Now, I have the following in my logs
Code:
Apr 16 07:33:17 ad-font-dc1 EvntSLog: [INF] AD-FONT-DC1/NTDS ISAM (700) - "NTDS (384) NTDSA: Online defragmentation is beginning a full pass on database 'C:\WINDOWS\NTDS\ntds.dit'."

and I'm trying to match it with the following entry in patterns.re
Code:
^... .. ..:..:.. [-A-Za-z0-9_.]* [a-zA-Z]*: \[[A-Z]*\] [-A-Za-z0-9_]*/NTDS ISAM ([0-9]*) - "NTDS ([0-9]*) NTDSA: Online defragmentation is beginning a full pass on database 'C:\WINDOWS\NTDS\ntds.dit'."

And I'm not having any luck. Can a second set of eyes take a look at see what is not quite right. I suspect it has to do with the Win32 path in the logfile.

Thanks

Last edited by wpfontenot; 04-17-2011 at 10:08 PM.. Reason: Provide more information
# 2  
Old 04-17-2011
I think the problem is [-A-Za-z0-9_.]*, you have a dot within the square brackets, and that would match any characters, spaces included, so that pattern would match the whole string.
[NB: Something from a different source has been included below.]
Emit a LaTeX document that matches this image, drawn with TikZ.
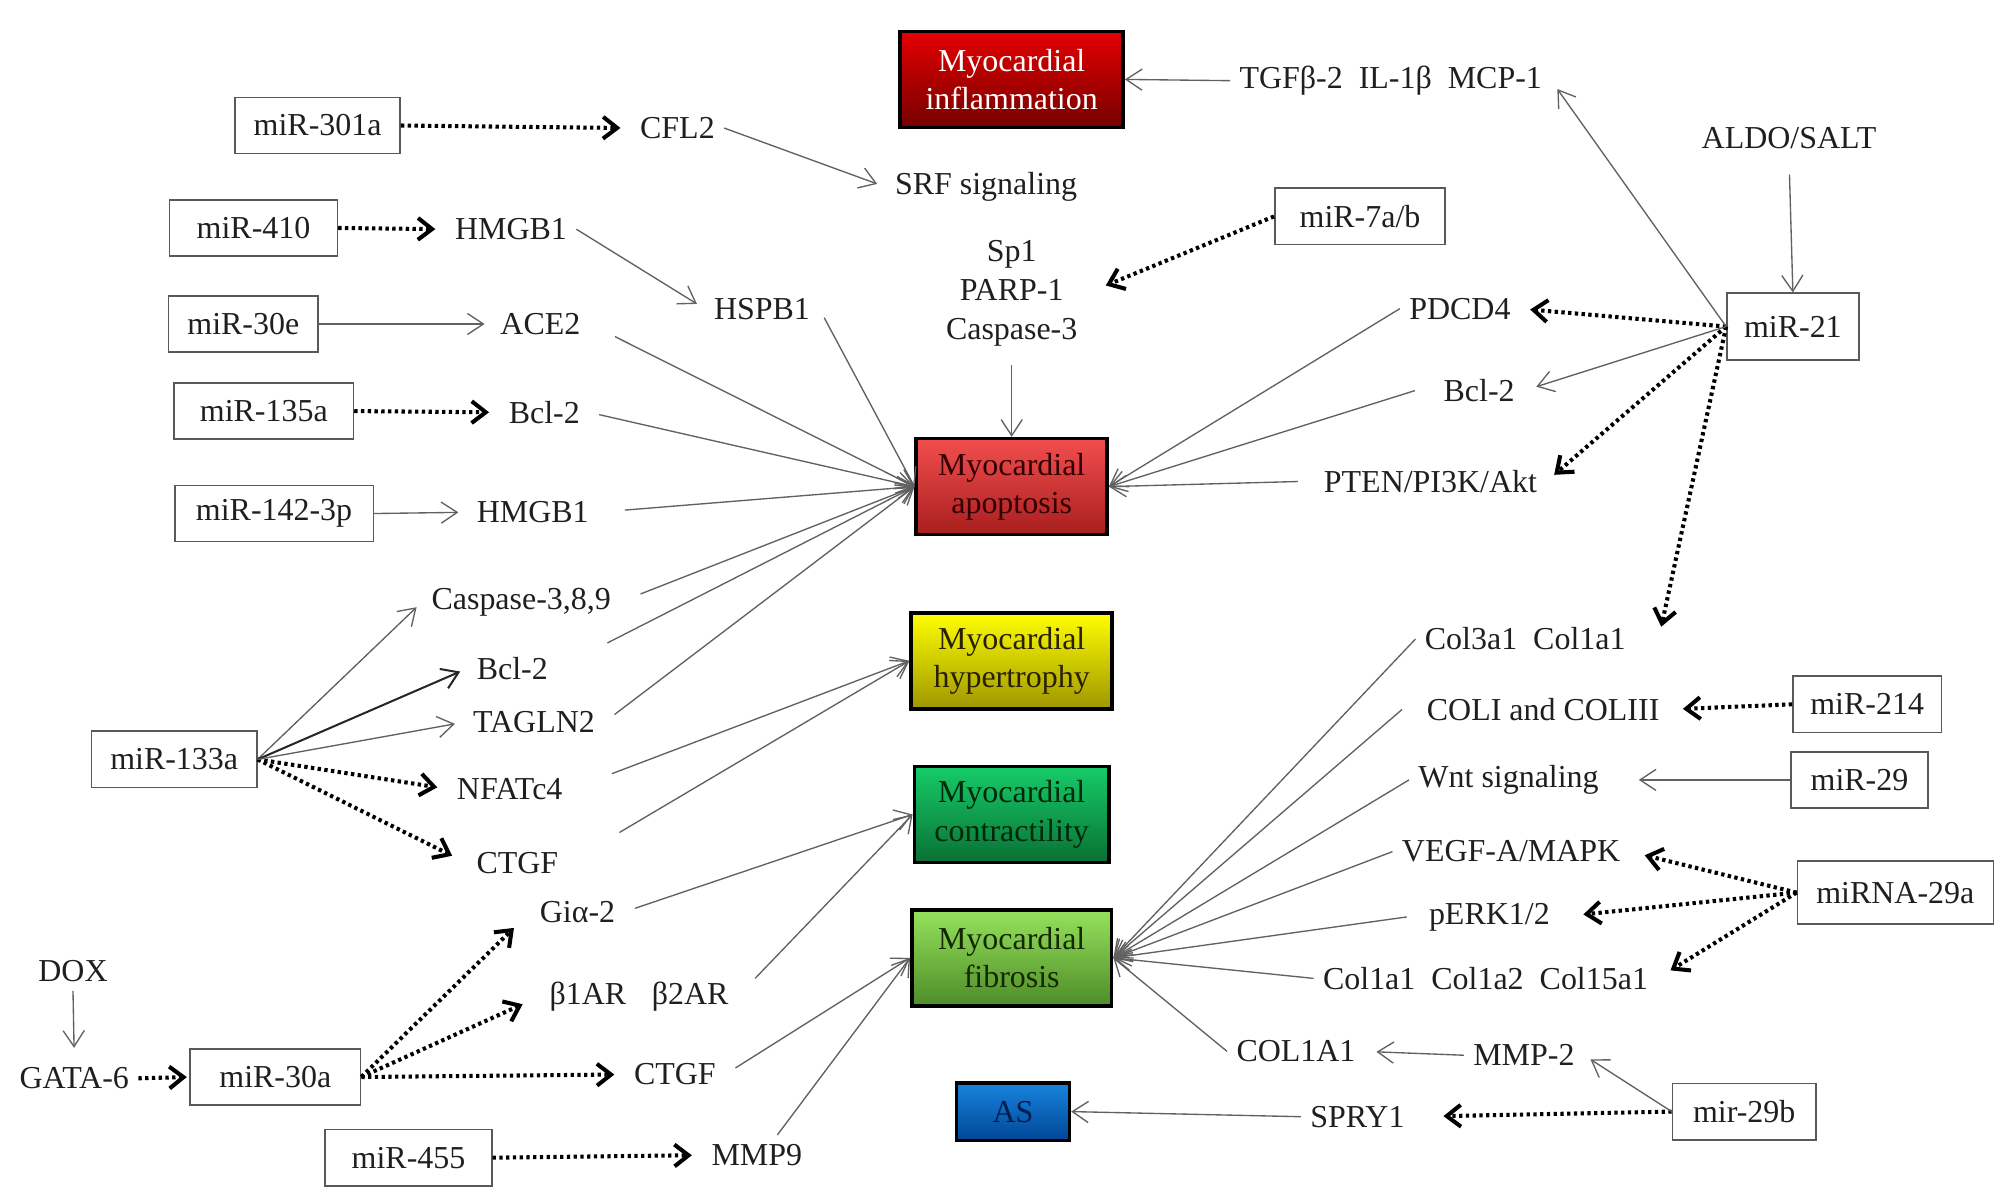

What do you want to achieve? you may describe your problem and people here might offer a better solution(Your Regex is too verbose).
# 3  
Old 04-17-2011
Quote:
Originally Posted by kevintse
What do you want to achieve? you may describe your problem and people here might offer a better solution(Your Regex is too verbose).
The regex is audit required to be that verbose - can't chance a false match that excludes something unintentionally. The only regex that is failing to match is this one - it is also the only one with a DOS filesystem path so based on that I'm fairly certain that's where my issue lies.

Last edited by wpfontenot; 04-17-2011 at 10:46 PM.. Reason: My spelling is terrible
# 4  
Old 04-18-2011
Quote:
Originally Posted by wpfontenot
Code:
\[[A-Z]*\]

The second backslash, before the right-bracket, is not necessary since the right-bracket is not a special character unless it's matching an opening left-bracket to form a bracket expression. And even when building a bracket expression, since a backslash is not special within a bracket expression, it cannot be used to quote a right bracket. Further, the \] yields an undefined sequence which can be treated differently depending on the regular expression engine implementation.

Quote:
Originally Posted by wpfontenot
Code:
C:\WINDOWS\NTDS\ntds.dit

Each backslash in that pathname, since it's intended to be taken literally, needs to be itself backslash escaped. Also, if you want to match that filename exactly, you should quote the dot before the file extension so it matches a literal dot instead of any character.
Code:
C:\\WINDOWS\\NTDS\\ntds\.dit

Regards,
Alister

---------- Post updated at 12:55 AM ---------- Previous update was at 12:51 AM ----------

Quote:
Originally Posted by kevintse
I think the problem is [-A-Za-z0-9_.]*, you have a dot within the square brackets, and that would match any characters, spaces included, so that pattern would match the whole string.
That's incorrect. A dot within a bracket expression is not special. The same goes for *, [, and \. They all lose their special meaning within a bracket expression.

Regards,
Alister

Last edited by alister; 04-18-2011 at 02:04 AM..
# 5  
Old 04-18-2011
Quote:
Originally Posted by alister
That's incorrect. A dot within a bracket expression is not special. The same goes for *, [, and \. They all lose their special meaning within a bracket expression.

Regards,
Alister
Oh, my bad.
You are right. A dot within a bracket expression only matches a dot literally.
Thank you!
# 6  
Old 04-18-2011
Thanks for the help, the quotes got it going - I had previously escaped the "\" but not the dot in the filename.